▶ **Work to be completed**
Exclude the pictures and reproduce the remaining data exactly as written.

━━━━━ Source data ━━━━━

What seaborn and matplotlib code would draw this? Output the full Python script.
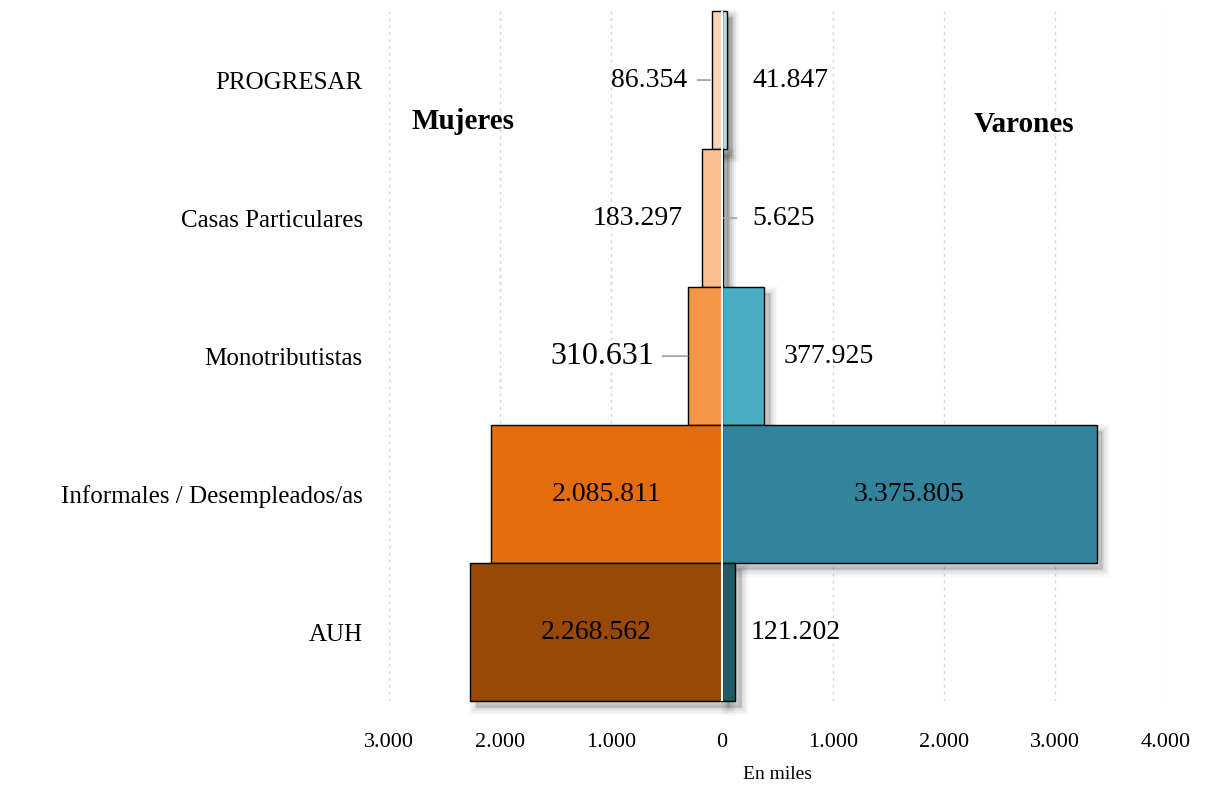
import matplotlib
matplotlib.use("Agg")
import pandas as pd
import matplotlib.pyplot as plt
import matplotlib.patheffects as pe
from matplotlib.ticker import FuncFormatter
import seaborn as sns

sns.set_style("white")
plt.rcParams['font.family'] = ['Liberation Serif', 'DejaVu Serif']
plt.rcParams['text.color'] = 'black'
plt.rcParams['xtick.color'] = 'black'
plt.rcParams['ytick.color'] = 'black'
plt.rcParams['axes.labelcolor'] = 'black'

# Datos
programas = ["PROGRESAR", "Casas Particulares", "Monotributistas",
             "Informales / Desempleados/as", "AUH"]
mujeres = [86354, 183297, 310631, 2085811, 2268562]
varones = [41847, 5625, 377925, 3375805, 121202]
colores_mujeres = ["#FCD5B5", "#FAC090", "#F79646", "#E46C0A", "#984807"]
colores_varones = ["#B7DEE8", "#93CDDD", "#4BACC6", "#31849B", "#215967"]

df_m = pd.DataFrame({"programa": programas, "valor": [-v for v in mujeres]})
df_v = pd.DataFrame({"programa": programas, "valor": varones})

fig = plt.figure(figsize=(12.12, 7.88), dpi=100)
ax = fig.add_axes([0.321, 0.110, 0.641, 0.876])

sns.barplot(data=df_m, y="programa", x="valor", hue="programa", palette=colores_mujeres,
            width=1.0, saturation=1, edgecolor="black", linewidth=1, legend=False, ax=ax)
sns.barplot(data=df_v, y="programa", x="valor", hue="programa", palette=colores_varones,
            width=1.0, saturation=1, edgecolor="black", linewidth=1, legend=False, ax=ax)

# sombra difusa
sombra = [pe.SimplePatchShadow(offset=(4, -4), shadow_rgbFace="black", alpha=a, linewidth=lw)
          for lw, a in [(11, 0.025), (8, 0.035), (5, 0.045), (2, 0.06)]] + [pe.Normal()]
for p in ax.patches:
    p.set_path_effects(sombra)
    p.set_clip_on(False)

ax.axvline(0, color="white", lw=1.5, zorder=5)

ax.set_xlim(-3000000, 4000000)
ax.set_ylim(4.5, -0.5)
ax.set_xticks(range(-3000000, 4000001, 1000000))
ax.xaxis.set_major_formatter(FuncFormatter(lambda v, _: f"{abs(v) / 1000:,.0f}".replace(",", ".")))
ax.xaxis.grid(True, linestyle=(0, (2, 3)), color="#d6d6d6", lw=1)
ax.set_axisbelow(True)
sns.despine(ax=ax, left=True, bottom=True)
ax.tick_params(axis="x", length=0, pad=23, labelsize=16)
ax.tick_params(axis="y", length=0, pad=19, labelsize=18)
ax.set_ylabel("")
ax.set_xlabel("En miles", fontsize=14, labelpad=10)


def fmt(v):
    return f"{v:,}".replace(",", ".")


linea = dict(arrowstyle="-", color="#a6a6a6", lw=1.3, shrinkA=0)

for i, (m, v) in enumerate(zip(mujeres, varones)):
    if m > 1000000:
        ax.text(-m / 2, i, fmt(m), ha="center", va="center", fontsize=20, zorder=6)
    else:
        off = {0: -25, 1: -19, 2: -33}[i]
        ax.annotate(fmt(m), xy=(-m, i), xytext=(off, 0), textcoords="offset pixels",
                    ha="right", va="center", fontsize=23 if i == 2 else 20, zorder=6)
    if v > 1000000:
        ax.text(v / 2, i, fmt(v), ha="center", va="center", fontsize=20, zorder=6)
    else:
        off = {0: 26, 1: 30, 2: 20, 4: 15}[i]
        ax.annotate(fmt(v), xy=(v, i), xytext=(off, 0), textcoords="offset pixels",
                    ha="left", va="center", fontsize=20, zorder=6)

# líneas guía
ax.annotate("", xy=(-mujeres[0], 0), xytext=(-15, 0), textcoords="offset pixels",
            arrowprops=dict(linea, shrinkB=1.4))
ax.annotate("", xy=(-mujeres[2], 2), xytext=(-25, 0), textcoords="offset pixels",
            arrowprops=dict(linea, shrinkB=0))
ax.annotate("", xy=(varones[1], 1), xytext=(14, 0), textcoords="offset pixels",
            arrowprops=dict(linea, shrinkB=1))

ax.text(-2800000, 0.3, "Mujeres", fontsize=21, fontweight="bold", ha="left", va="center")
ax.text(2270000, 0.32, "Varones", fontsize=21, fontweight="bold", ha="left", va="center")

fig.savefig("out.png", dpi=100)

━━━━━

▶ **Answer**
What seaborn and matplotlib code would draw this? Output the full Python script.
import matplotlib
matplotlib.use("Agg")
import pandas as pd
import matplotlib.pyplot as plt
import matplotlib.patheffects as pe
from matplotlib.ticker import FuncFormatter
import seaborn as sns

sns.set_style("white")
plt.rcParams['font.family'] = ['Liberation Serif', 'DejaVu Serif']
plt.rcParams['text.color'] = 'black'
plt.rcParams['xtick.color'] = 'black'
plt.rcParams['ytick.color'] = 'black'
plt.rcParams['axes.labelcolor'] = 'black'

# Datos
programas = ["PROGRESAR", "Casas Particulares", "Monotributistas",
             "Informales / Desempleados/as", "AUH"]
mujeres = [86354, 183297, 310631, 2085811, 2268562]
varones = [41847, 5625, 377925, 3375805, 121202]
colores_mujeres = ["#FCD5B5", "#FAC090", "#F79646", "#E46C0A", "#984807"]
colores_varones = ["#B7DEE8", "#93CDDD", "#4BACC6", "#31849B", "#215967"]

df_m = pd.DataFrame({"programa": programas, "valor": [-v for v in mujeres]})
df_v = pd.DataFrame({"programa": programas, "valor": varones})

fig = plt.figure(figsize=(12.12, 7.88), dpi=100)
ax = fig.add_axes([0.321, 0.110, 0.641, 0.876])

sns.barplot(data=df_m, y="programa", x="valor", hue="programa", palette=colores_mujeres,
            width=1.0, saturation=1, edgecolor="black", linewidth=1, legend=False, ax=ax)
sns.barplot(data=df_v, y="programa", x="valor", hue="programa", palette=colores_varones,
            width=1.0, saturation=1, edgecolor="black", linewidth=1, legend=False, ax=ax)

# sombra difusa
sombra = [pe.SimplePatchShadow(offset=(4, -4), shadow_rgbFace="black", alpha=a, linewidth=lw)
          for lw, a in [(11, 0.025), (8, 0.035), (5, 0.045), (2, 0.06)]] + [pe.Normal()]
for p in ax.patches:
    p.set_path_effects(sombra)
    p.set_clip_on(False)

ax.axvline(0, color="white", lw=1.5, zorder=5)

ax.set_xlim(-3000000, 4000000)
ax.set_ylim(4.5, -0.5)
ax.set_xticks(range(-3000000, 4000001, 1000000))
ax.xaxis.set_major_formatter(FuncFormatter(lambda v, _: f"{abs(v) / 1000:,.0f}".replace(",", ".")))
ax.xaxis.grid(True, linestyle=(0, (2, 3)), color="#d6d6d6", lw=1)
ax.set_axisbelow(True)
sns.despine(ax=ax, left=True, bottom=True)
ax.tick_params(axis="x", length=0, pad=23, labelsize=16)
ax.tick_params(axis="y", length=0, pad=19, labelsize=18)
ax.set_ylabel("")
ax.set_xlabel("En miles", fontsize=14, labelpad=10)


def fmt(v):
    return f"{v:,}".replace(",", ".")


linea = dict(arrowstyle="-", color="#a6a6a6", lw=1.3, shrinkA=0)

for i, (m, v) in enumerate(zip(mujeres, varones)):
    if m > 1000000:
        ax.text(-m / 2, i, fmt(m), ha="center", va="center", fontsize=20, zorder=6)
    else:
        off = {0: -25, 1: -19, 2: -33}[i]
        ax.annotate(fmt(m), xy=(-m, i), xytext=(off, 0), textcoords="offset pixels",
                    ha="right", va="center", fontsize=23 if i == 2 else 20, zorder=6)
    if v > 1000000:
        ax.text(v / 2, i, fmt(v), ha="center", va="center", fontsize=20, zorder=6)
    else:
        off = {0: 26, 1: 30, 2: 20, 4: 15}[i]
        ax.annotate(fmt(v), xy=(v, i), xytext=(off, 0), textcoords="offset pixels",
                    ha="left", va="center", fontsize=20, zorder=6)

# líneas guía
ax.annotate("", xy=(-mujeres[0], 0), xytext=(-15, 0), textcoords="offset pixels",
            arrowprops=dict(linea, shrinkB=1.4))
ax.annotate("", xy=(-mujeres[2], 2), xytext=(-25, 0), textcoords="offset pixels",
            arrowprops=dict(linea, shrinkB=0))
ax.annotate("", xy=(varones[1], 1), xytext=(14, 0), textcoords="offset pixels",
            arrowprops=dict(linea, shrinkB=1))

ax.text(-2800000, 0.3, "Mujeres", fontsize=21, fontweight="bold", ha="left", va="center")
ax.text(2270000, 0.32, "Varones", fontsize=21, fontweight="bold", ha="left", va="center")

fig.savefig("out.png", dpi=100)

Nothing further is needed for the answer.